Identification of protein markers for the occurrence of defrosted material in milk through a MALDI-TOF-MS profiling approach

Mozzarella di Bufala Campana is a soft, stretched curd Italian cheese made from fresh buffalo milk that obtained the Protected Designation of Origin (PDO) registration in EU legislation. Seasonality of buffalo milk production, rapid cheese decay and transport of its preserving liquid have relevant practical/economic consequences for mozzarella production; consequently, a progressive diffusion of cheese products realized with frozen curd or frozen milk has recently been observed. In order to meet the demand of the dairy producers and consumers for a reduction of starting material adulterations and for the certification of the raw milk used for cheese manufacturing, we have developed a rapid/robust MALDI-TOF-MS polypeptide profiling procedure that assays material quality through the identification of specific markers of its freshness. Massive analysis of fresh and frozen buffalo milks (stored for different times) was realized to this purpose; a tough statistical evaluation of the resulting data ultimately permitted the typing of milk samples. We identified 28 polypeptide markers of the milk freezing storage, among which 13 and 15 showed down- and over-representation, respectively. Quantitative data were confirmed by an independent analytical approach on selected markers. GLYCAM1-derived phosphopeptides (1-53), β-casein-derived phosphopeptides (1-68), β-casein-derived γ2-, γ3- and γ4-fragments, α-lactalbumin and β-lactoglobulin were components showing the highest significance. The occurrence of the first compounds in buffalo milk is here described for the first time; their formation in the frozen material was ascribed to the activity of plasmin or of unknown bacterial proteases/peptidases stable at low temperatures. In conclusion, data reported here suggest the application of this MALDI-TOF-MS polypeptide profiling platform to other high-quality dairy productions, in which milk freshness has important consequences on final product organoleptic properties.

BIOLOGICAL SIGNIFICANCE

In the last decades, several studies have provided the molecular basis underlying the relation between food quality and human wellness/health.

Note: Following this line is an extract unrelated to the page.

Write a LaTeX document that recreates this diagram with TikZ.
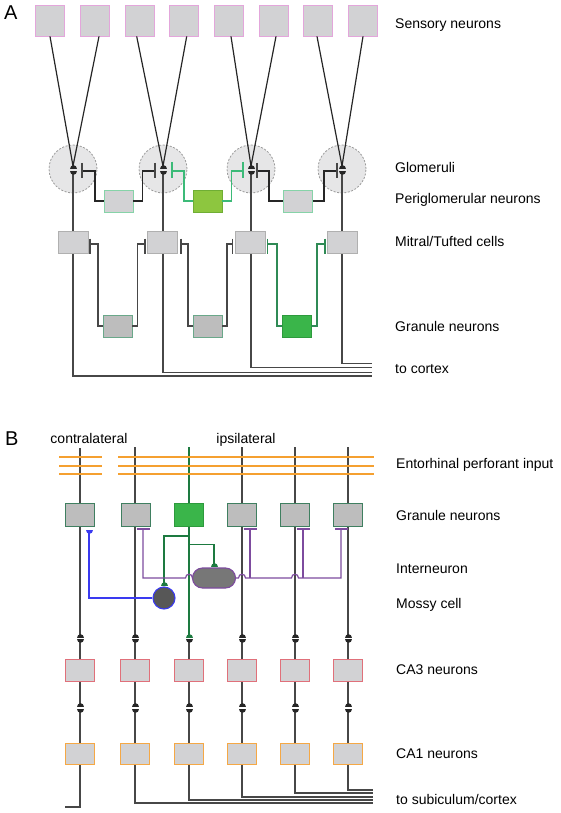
\documentclass[tikz,border=0pt]{standalone}
\usepackage{fontspec}
\setmainfont{Liberation Sans}
\definecolor{lineblk}{HTML}{262626}
\definecolor{colgray}{HTML}{474747}
\definecolor{glomfill}{HTML}{E6E6E7}
\definecolor{glomdash}{HTML}{9A9A9A}
\definecolor{boxfill}{HTML}{D2D2D4}
\definecolor{sensbd}{HTML}{E3A6DB}
\definecolor{pgbd}{HTML}{86D3A8}
\definecolor{pggreen}{HTML}{8DC63F}
\definecolor{pggreenbd}{HTML}{6FAE34}
\definecolor{mitbd}{HTML}{B0B0B0}
\definecolor{granfill}{HTML}{BDBDBD}
\definecolor{granbd}{HTML}{6AA88A}
\definecolor{grangreen}{HTML}{3AB54A}
\definecolor{grangreenbd}{HTML}{2D9A3D}
\definecolor{pgline}{HTML}{3CBA78}
\definecolor{granline}{HTML}{2F8A55}
\definecolor{bgranbd}{HTML}{3F7F60}
\definecolor{bgreen}{HTML}{1D7A40}
\definecolor{purp}{HTML}{7D4B9E}
\definecolor{bluel}{HTML}{3A3AF0}
\definecolor{interfill}{HTML}{777777}
\definecolor{mossyfill}{HTML}{575757}
\definecolor{cathreebd}{HTML}{E0707A}
\definecolor{caonebd}{HTML}{F5A845}
\definecolor{orangel}{HTML}{F5A030}
\newcommand\domeup[3][lineblk]{\fill[#1] ({#2-3.5},#3) .. controls ({#2-3.5},{#3-5}) and ({#2+3.5},{#3-5}) .. ({#2+3.5},#3) -- cycle;}
\newcommand\domedn[3][lineblk]{\fill[#1] ({#2-3.5},#3) .. controls ({#2-3.5},{#3+5}) and ({#2+3.5},{#3+5}) .. ({#2+3.5},#3) -- cycle;}
\begin{document}
\begin{tikzpicture}[x=1pt,y=-1pt,
  lbl/.style={anchor=base west,inner sep=0pt,font=\fontsize{14}{16}\selectfont},
  clbl/.style={anchor=base,inner sep=0pt,font=\fontsize{14}{16}\selectfont},
  panel/.style={anchor=base west,inner sep=0pt,font=\fontsize{20}{22}\selectfont},
  cell/.style={draw,line width=0.8pt,inner sep=0pt,minimum width=29pt,minimum height=22pt,fill=boxfill},
  sens/.style={cell,draw=sensbd,minimum height=31pt},
  pg/.style={cell,draw=pgbd},
  pgg/.style={cell,draw=pggreenbd,fill=pggreen},
  mit/.style={cell,draw=mitbd,minimum width=30pt},
  gran/.style={cell,draw=granbd,fill=granfill},
  grang/.style={cell,draw=grangreenbd,fill=grangreen},
  bgran/.style={cell,draw=bgranbd,fill=granfill,minimum height=23pt},
  bgrang/.style={cell,draw=grangreenbd,fill=grangreen,minimum height=23pt},
  cathree/.style={cell,draw=cathreebd},
  caone/.style={cell,draw=caonebd,minimum height=21pt},
  glom/.style={circle,draw=glomdash,dash pattern=on 2pt off 1.6pt,fill=glomfill,line width=0.8pt,minimum size=48pt,inner sep=0pt},
  axon/.style={draw=lineblk,line width=1.2pt},
  colw/.style={draw=colgray,line width=1.4pt},
  conw/.style={draw=colgray,line width=1.3pt},
  pgw/.style={draw=pgline,line width=1.2pt},
  grw/.style={draw=granline,line width=1.3pt},
  bar/.style={line width=1.4pt},
  purw/.style={draw=purp,line width=1.2pt},
  bluew/.style={draw=bluel,line width=1.2pt},
  bgw/.style={draw=bgreen,line width=1.2pt},
  orw/.style={draw=orangel,line width=1.2pt}]
\useasboundingbox (0,0) rectangle (560,813);

% ================= Panel A =================
\node[panel] (pa) at (4,19.5) {A};
% glomeruli
\node[glom] (gl1) at (73,169) {};
\node[glom] (gl2) at (163,169) {};
\node[glom] (gl3) at (251,169) {};
\node[glom] (gl4) at (342,169) {};
% sensory neurons
\node[sens] (s1) at (49.5,20.5) {};
\node[sens] (s2) at (94.5,20.5) {};
\node[sens] (s3) at (139.5,20.5) {};
\node[sens] (s4) at (184,20.5) {};
\node[sens] (s5) at (228.5,20.5) {};
\node[sens] (s6) at (273.5,20.5) {};
\node[sens] (s7) at (318,20.5) {};
\node[sens] (s8) at (363,20.5) {};
% synapse points
\coordinate (t1) at (73,166); \coordinate (t2) at (163,166);
\coordinate (t3) at (251,166); \coordinate (t4) at (342,166);
\draw[axon] ([xshift=0.5pt]s1.south) -- (t1);
\draw[axon] ([xshift=4.5pt]s2.south) -- (t1);
\draw[axon] ([xshift=-2.8pt]s3.south) -- (t2);
\draw[axon] ([xshift=2.7pt]s4.south) -- (t2);
\draw[axon] ([xshift=2.5pt]s5.south) -- (t3);
\draw[axon] ([xshift=2.5pt]s6.south) -- (t3);
\draw[axon] ([xshift=-1pt]s7.south) -- (t4);
\draw[axon] ([xshift=0pt]s8.south) -- (t4);
% mitral columns
\coordinate (mb1) at (73,376); \coordinate (mb2) at (163,372.3);
\coordinate (mb3) at (251,367.3); \coordinate (mb4) at (342,363.3);
\coordinate (mr) at (372,0);
\draw[colw] (73,172) -- (mb1) -- (mb1 -| mr);
\draw[colw] (163,172) -- (mb2) -- (mb2 -| mr);
\draw[colw] (251,172) -- (mb3) -- (mb3 -| mr);
\draw[colw] (342,172) -- (mb4) -- (mb4 -| mr);
\foreach \x in {73,163,251,342}{\domeup{\x}{169.1}\domedn{\x}{170.9}}
% periglomerular neurons
\node[pg] (p1) at (118.5,201) {};
\node[pgg] (p2) at (207.5,201) {};
\node[pg] (p3) at (298,201) {};
% glomerular bars
\coordinate (gb1) at (82,171); \coordinate (gb2) at (155,171);
\coordinate (gb3) at (172,171); \coordinate (gb4) at (243,171);
\coordinate (gb5) at (257,171); \coordinate (gb6) at (337,171);
\draw[axon] (gb1) -- ++(13,0) |- (p1.west);
\draw[axon] (p1.east) -- ++(9,0) |- (gb2);
\draw[pgw] (gb3) -- ++(12,0) |- (p2.west);
\draw[pgw] (p2.east) -- ++(9,0) |- (gb4);
\draw[axon] (gb5) -- ++(12,0) |- (p3.west);
\draw[axon] (p3.east) -- ++(11,0) |- (gb6);
\foreach \c in {gb1,gb2,gb5,gb6}{\draw[bar,draw=colgray] (\c) ++(0,-8) -- ++(0,15.5);}
\foreach \c in {gb3,gb4}{\draw[bar,draw=pgline] (\c) ++(0,-9) -- ++(0,16);}
% mitral cells
\node[mit] (m1) at (73,242) {};
\node[mit] (m2) at (162.5,242) {};
\node[mit] (m3) at (250.5,242) {};
\node[mit] (m4) at (342.5,242) {};
% granule neurons A
\node[gran] (g1) at (117.5,326) {};
\node[gran] (g2) at (207.5,326) {};
\node[grang] (g3) at (296.5,326) {};
\coordinate (mbar1) at (90,244); \coordinate (mbar2) at (145,244);
\coordinate (mbar3) at (181,244); \coordinate (mbar4) at (232.5,244);
\coordinate (mbar5) at (267.5,244); \coordinate (mbar6) at (325,244);
\draw[conw] (mbar1) -- ++(8,0) |- (g1.west);
\draw[conw] (g1.east) -- ++(5,0) |- (mbar2);
\draw[conw] (mbar3) -- ++(7,0) |- (g2.west);
\draw[conw] (g2.east) -- ++(4.5,0) |- (mbar4);
\draw[grw] (mbar5) -- ++(9.5,0) |- (g3.west);
\draw[grw] (g3.east) -- ++(5.5,0) |- (mbar6);
\foreach \c in {mbar1,mbar2,mbar3,mbar4}{\draw[bar,draw=colgray] (\c) ++(0,-5.5) -- ++(0,15);}
\foreach \c in {mbar5,mbar6}{\draw[bar,draw=granline] (\c) ++(0,-5.5) -- ++(0,15);}
% labels A
\node[lbl] (la1) at (395,29) {Sensory neurons};
\node[lbl] (la2) at (395,172) {Glomeruli};
\node[lbl] (la3) at (395,204) {Periglomerular neurons};
\node[lbl] (la4) at (395,246) {Mitral/Tufted cells};
\node[lbl] (la5) at (395,331) {Granule neurons};
\node[lbl] (la6) at (395,373) {to cortex};

% ================= Panel B =================
\node[panel] (pb) at (5,445.5) {B};
\node[clbl] (lc) at (89,443) {contralateral};
\node[clbl] (li) at (246,443) {ipsilateral};
% columns
\foreach \x/\yb in {135/803,242/797,295/793,348/790}{
  \draw[colw] (\x,447) -- (\x,636);
  \draw[colw] (\x,641) -- (\x,706);
  \draw[colw] (\x,711) -- (\x,\yb) -- (373,\yb);
}
\draw[colw] (80,448) -- (80,636);
\draw[colw] (80,641) -- (80,706);
\draw[colw] (80,711) -- (80,807) -- (65,807);
\draw[bgw,line width=1.3pt] (189,447) -- (189,636);
\draw[colw] (189,641) -- (189,706);
\draw[colw] (189,711) -- (189,800) -- (373,800);
\foreach \x in {80,135,242,295,348}{\domeup{\x}{637.6}}
\domeup[bgreen]{189}{637.6}
\foreach \x in {80,135,189,242,295,348}{\domedn{\x}{639.4}\domeup{\x}{707.4}\domedn{\x}{709.2}}
% perforant path
\foreach \y in {457,466,474}{
  \draw[orw] (59,\y) -- (102,\y);
  \draw[orw] (118,\y) -- (374,\y);
}
% granule neurons B
\node[bgran] (bg1) at (80,514.5) {};
\node[bgran] (bg2) at (135.5,514.5) {};
\node[bgrang] (bg3) at (188.5,514.5) {};
\node[bgran] (bg4) at (241.5,514.5) {};
\node[bgran] (bg5) at (294.5,514.5) {};
\node[bgran] (bg6) at (347.5,514.5) {};
% interneuron and mossy cell
\node[draw=purp,fill=interfill,line width=1.1pt,rounded corners=10pt,minimum width=43pt,minimum height=20pt,inner sep=0pt] (in) at (214,578) {};
\node[circle,draw=bluel,fill=mossyfill,line width=1.1pt,minimum size=22pt,inner sep=0pt] (mc) at (164,598) {};
% green mossy fibre branches
\draw[bgw] (189,536) -| (164,583);
\draw[bgw] (189,544.5) -| (214,564.5);
\domeup[bgreen]{164}{585.8}
\domeup[bgreen]{214}{566.6}
% blue mossy-cell axon
\draw[bluew] (mc.west) -| (89,532);
\domedn[bluel]{89}{529.6}
% purple interneuron axon
\coordinate (pb2) at (143,529); \coordinate (pb4) at (250,529);
\coordinate (pb5) at (303,529); \coordinate (pb6) at (341,529);
\draw[purw] (pb2) |- (185.5,578) .. controls (185.5,573) and (192.5,573) .. (192.5,578) -- (in.west);
\draw[purw] (in.east) -- (238.5,578) .. controls (238.5,573) and (245.5,573) .. (245.5,578) -- (291.5,578) .. controls (291.5,573) and (298.5,573) .. (298.5,578) -- (341,578) -- (pb6);
\draw[purw] (pb4) -- (250,578);
\draw[purw] (pb5) -- (303,578);
\foreach \c in {pb2,pb4,pb5,pb6}{\draw[purw,line width=1.4pt] (\c) ++(-6.5,0) -- ++(13,0);}
% CA3 and CA1
\foreach \x [count=\i] in {79.5,134.5,188.5,241.5,294.5,347.5}{
  \node[cathree] (cathree\i) at (\x,670) {};
  \node[caone] (caone\i) at (\x,753.5) {};
}
% labels B
\node[lbl] (lb1) at (396,468) {Entorhinal perforant input};
\node[lbl] (lb2) at (396,520) {Granule neurons};
\node[lbl] (lb3) at (396,573) {Interneuron};
\node[lbl] (lb4) at (396,608) {Mossy cell};
\node[lbl] (lb5) at (396,674) {CA3 neurons};
\node[lbl] (lb6) at (396,758) {CA1 neurons};
\node[lbl] (lb7) at (396,804) {to subiculum/cortex};
\end{tikzpicture}
\end{document}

In this context, Foodomics emerged as a novel scientific discipline studying food and nutrition domains through the application of advanced omics technologies, including genomics, transcriptomics, proteomics and/or metabolomics. Above-mentioned technologies have been used in an integrated, holistic way to study foods for: i) compound profiling, authenticity, and/or biomarker-detection related to product quality or safety; ii) contaminants and their whole toxicity; iii) bioactivity and general effects on human health; iv) their digestion and assumption in human body; v) development of new transgenic products; and vi) evaluation of their modifications within the digestive tract. In the first context, a highly reproducible MALDI-TOF-MS polypeptide profiling procedure is here presented, which provides information on buffalo milk quality through the identification of specific markers of its freshness. Among identified markers, some were indicative of the action of various proteolytic enzymes and the resulting occurrence of specific defense components in buffalo milk having the physiological role to limit bacterial/virus content in this biological fluid. Data suggest the possible application of similar MALDI-TOF-based platforms to other high-quality food productions, where storage conditions of the starting materials may have important consequences on final product characteristics.